Adulterações de alimentos e falta de cuidado com rótulos dão insegurança ao consumidor brasileiro.
Silvia Bessa (texto)
Juliana Leitão (foto)
Para o consumidor brasileiro, o pior é não ter certeza sobre a composição do que se compra no supermercado grande da esquina ou na bodega da periferia e ficar tranquilo com aquilo que se põe na mesa para a família. A dúvida sobre a qualidade da carne brasileira é a mais atual, mas – infelizmente e para a sensação de insegurança geral – não é a única. Há crimes de todos os tipos que envolvem a comida que se come neste país: denúncias e investigações sobre o azeite que é camuflado ou trocado por óleo, o leite que é adulterado com ureia ou formol, o queijo que tem data de validade prorrogada, o mel puro misturado com açúcar, o café que esconde cascas de árvore, o bacalhau da Páscoa trocado por outro pescado salgado qualquer de menor valor.
E não se pode esquecer da recente paçoca, alterada por toxinas acima do permitido e produzidas por fungos, como revelou a Agência Nacional de Vigilância Sanitária (Anvisa) após interditar há dois dias um lote do doce de amendoim da marca Dicel. A toxina em questão, chamada de aflatoxina, é considerada cancerígena. Além do dano à saúde em muitos casos de contaminação e adulteração, há outros crimes em razão de propagandas enganosas e da intenção de tirar proveito financeiro do bolso do comprador.
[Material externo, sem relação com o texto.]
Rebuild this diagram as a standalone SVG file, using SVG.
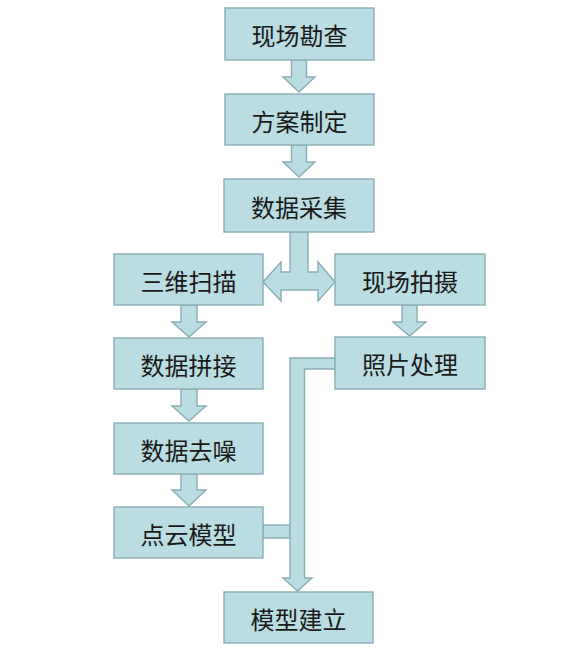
<svg xmlns="http://www.w3.org/2000/svg" width="580" height="661" viewBox="0 0 580 661">
<style>
.box{fill:#b9dde2;stroke:#88adb2;stroke-width:1.4}
.conn{fill:#b9dde2;stroke:#88adb2;stroke-width:1.4;stroke-linejoin:miter}
.lbl{font-family:"Noto Sans CJK SC","Noto Sans",sans-serif;font-size:24px;fill:#1a1a1a;text-anchor:middle;dominant-baseline:central}
</style>
<rect width="580" height="661" fill="#ffffff"/>
<g id="connectors">
  <polygon class="conn" points="291.5,60 306.5,60 306.5,77 315,77 299,92 283,77 291.5,77"/>
  <polygon class="conn" points="291.5,145 306.5,145 306.5,162 315,162 299,177 283,162 291.5,162"/>
  <polygon class="conn" points="290,232 290,272 281,272 281,262 263,282 281,301 281,290 318,290 318,301 335,282 318,262 318,272 308,272 308,232"/>
  <polygon class="conn" points="181,305 197,305 197,322 206,322 189,337 172,322 181,322"/>
  <polygon class="conn" points="402,305 417,305 417,322 426,322 409.5,336 393,322 402,322"/>
  <polygon class="conn" points="181,389 197,389 197,406 206,406 189,421 172,406 181,406"/>
  <polygon class="conn" points="181,474 197,474 197,490 206,490 189,506 172,490 181,490"/>
  <rect class="conn" x="263" y="525" width="27" height="13"/>
  <polygon class="conn" points="335,358 290,358 290,578 283,578 297.5,591 312,578 304.5,578 304.5,369 335,369"/>
</g>
<g id="n1"><rect class="box" x="225" y="8" width="149" height="52"/><text class="lbl" x="299.5" y="34">现场勘查</text></g>
<g id="n2"><rect class="box" x="225" y="94" width="149" height="51"/><text class="lbl" x="299.5" y="120">方案制定</text></g>
<g id="n3"><rect class="box" x="224" y="179" width="150" height="53"/><text class="lbl" x="299" y="206">数据采集</text></g>
<g id="n4"><rect class="box" x="114" y="254" width="149" height="51"/><text class="lbl" x="188.5" y="280">三维扫描</text></g>
<g id="n5"><rect class="box" x="335" y="254" width="150" height="51"/><text class="lbl" x="410" y="280">现场拍摄</text></g>
<g id="n6"><rect class="box" x="114" y="338" width="149" height="51"/><text class="lbl" x="188.5" y="364">数据拼接</text></g>
<g id="n7"><rect class="box" x="335" y="337" width="150" height="52"/><text class="lbl" x="410" y="363">照片处理</text></g>
<g id="n8"><rect class="box" x="114" y="423" width="149" height="51"/><text class="lbl" x="188.5" y="449">数据去噪</text></g>
<g id="n9"><rect class="box" x="114" y="507" width="149" height="51"/><text class="lbl" x="188.5" y="533">点云模型</text></g>
<g id="n10"><rect class="box" x="224" y="592" width="149" height="51"/><text class="lbl" x="298.5" y="618">模型建立</text></g>
</svg>
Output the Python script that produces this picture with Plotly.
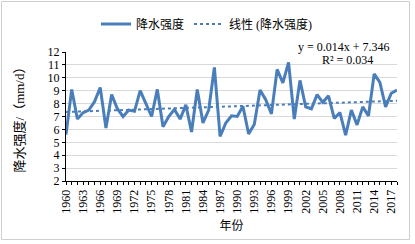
import numpy as np
import plotly.graph_objects as go

years = list(range(1960, 2019))
intensity = [5.6, 9.1, 6.8, 7.3, 7.5, 8.15, 9.25, 6.1, 8.7, 7.6,
             7.0, 7.5, 7.4, 9.0, 8.0, 7.0, 9.1, 6.2, 7.0, 7.55,
             6.8, 7.9, 5.8, 9.1, 6.5, 7.5, 10.8, 5.45, 6.5, 7.05,
             7.0, 7.8, 5.65, 6.4, 9.05, 8.3, 7.2, 10.65, 9.6, 11.2,
             6.8, 9.8, 7.75, 7.6, 8.7, 8.1, 8.6, 6.85, 7.3, 5.55,
             7.5, 6.35, 7.75, 7.05, 10.3, 9.65, 7.75, 8.8, 9.05]
tick_years = [y for y in years]
tick_text = [str(y) if (y - 1960) % 3 == 0 else "" for y in years]
y_ticks = list(range(2, 13))
series_name = "降水强度"
trend_name = "线性 (降水强度)"
eq_text = "y = 0.014x + 7.346"
r2_text = "R² = 0.034"

# linear trend fitted on the data (x = 1..n, as in Excel)
idx = np.arange(1, len(years) + 1)
slope, intercept = np.polyfit(idx, intensity, 1)
trend = slope * idx + intercept

blue = "#4a7ebb"
font_fam = "Liberation Serif, Times New Roman, Noto Sans CJK SC, serif"

W, H = 415, 244
# plot area in screen pixels
PX0, PX1, PY0, PY1 = 66, 397, 52, 181
L, T = PX0, PY0
R, B = W - PX1, H - PY1
pw, ph = W - L - R, H - T - B


def px(xs):
    return (xs - PX0) / pw


def py(ys):
    return (PY1 - ys) / ph


fig = go.Figure()
fig.add_trace(go.Scatter(x=years, y=intensity, mode="lines", name=series_name,
                         line=dict(color=blue, width=3)))
fig.add_trace(go.Scatter(x=years, y=trend, mode="lines", name=trend_name,
                         line=dict(color=blue, width=2, dash="dot")))

fig.update_layout(
    width=W, height=H,
    margin=dict(l=L, r=R, t=T, b=B, autoexpand=False),
    paper_bgcolor="white", plot_bgcolor="white",
    font=dict(family=font_fam, size=12, color="#000000"),
    legend=dict(orientation="h", x=px(207), xanchor="center",
                y=py(24), yanchor="middle",
                font=dict(size=12), itemwidth=30, bgcolor="rgba(0,0,0,0)"),
    xaxis=dict(range=[1960, 2018], tickvals=tick_years, ticktext=tick_text,
               tickangle=-90, ticks="outside", ticklen=3, tickcolor="#000",
               showline=True, linecolor="#000", linewidth=1, showgrid=False,
               zeroline=False, tickfont=dict(size=12),
               title=dict(text="年份", font=dict(size=12), standoff=8)),
    yaxis=dict(range=[2, 12], tickvals=y_ticks, ticks="outside", ticklen=3,
               tickcolor="#000", showline=True, linecolor="#000", linewidth=1,
               showgrid=True, gridcolor="#d9d9d9", gridwidth=1, zeroline=False,
               tickfont=dict(size=12),
               title=dict(text="降水强度/（mm/d）", font=dict(size=13), standoff=20)),
    annotations=[
        dict(text=eq_text, xref="paper", yref="paper",
             x=px(392), y=py(47), xanchor="right", yanchor="middle",
             showarrow=False, font=dict(size=12)),
        dict(text=r2_text, xref="paper", yref="paper",
             x=px(347), y=py(60), xanchor="center", yanchor="middle",
             showarrow=False, font=dict(size=12)),
    ],
    shapes=[dict(type="rect", xref="paper", yref="paper",
                 x0=px(1.5), x1=px(409.5), y0=py(239.5), y1=py(1.5),
                 line=dict(color="#cfcfcf", width=1), layer="below")],
)

fig.write_html("out.html",
               config={"displayModeBar": False, "staticPlot": True},
               post_script="document.body.style.margin='0';"
                           "document.body.style.overflow='hidden';")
As denúncias são comuns, mas as técnicas de enganação costumam ser aprimoradas por certo tipo de produtor. No Rio Grande do Sul, na semana passada o Ministério Público liderou uma operação que resultou em cinco mandados de busca e apreensão junto a produtores de laticínios do estado. Todos estavam impróprios para o consumo humano e ofereciam risco à saúde pública. A operação gaúcha se chama “Leite Compen$ado” e teve início em 2013. Em função dela, 167 pessoas respondem a processos criminais; 16 já foram condenadas por organização criminosa.
Em sua 12ª fase, a denúncia atual baseou-se na informação de que substâncias eram acrescentadas ao leite e derivados para reduzir a acidez e eliminar micro-organismos de laticínios vencidos. Ou seja, maquiava-se um produto que deveria ter sido retirado da prateleira. No caso do creme de leite, usava-se água para amolecer produto vencido e ressecado. A fiscalização nem sempre é fácil. Coordenadora do Centro de Apoio de Defesa do Consumidor do Ministério Público do Rio Grande do Sul, Caroline Vaz diz que, quando se descobre e coíbe um novo golpe, os grupos de fraudadores da linha de produção inventam uma nova técnica para o produto parecer vendável de novo.
As dúvidas relacionadas ao alimento se estendem para outro roçado: aquele que diz respeito em especial a alérgicos ou que possuem intolerâncias. Existe legislação nova sobre o tema mas nem sempre ela é respeitada. Trata-se da obrigatoriedade de as indústrias estamparem em seus produtos rótulos em comidas e bebidas nos quais estejam expressa a existência de trigo, centeio, cevada, aveia e suas estirpes hibridizadas, crustáceos, ovos, peixes, amendoim, soja, leite de todos os mamíferos, amêndoa, avelã, castanha de caju, castanha do Pará, macadâmia, nozes, pecã, pistaches, pinoli, castanhas, além de látex natural. Ou ainda rótulos que garantam a inexistência de tais alimentos.
No Brasil, a carne é um dos problemas, centro de muitos questionamentos. O maior drama com o qual convivemos, contudo, é a invisibilidade da ameaça daquilo que se põe na boca.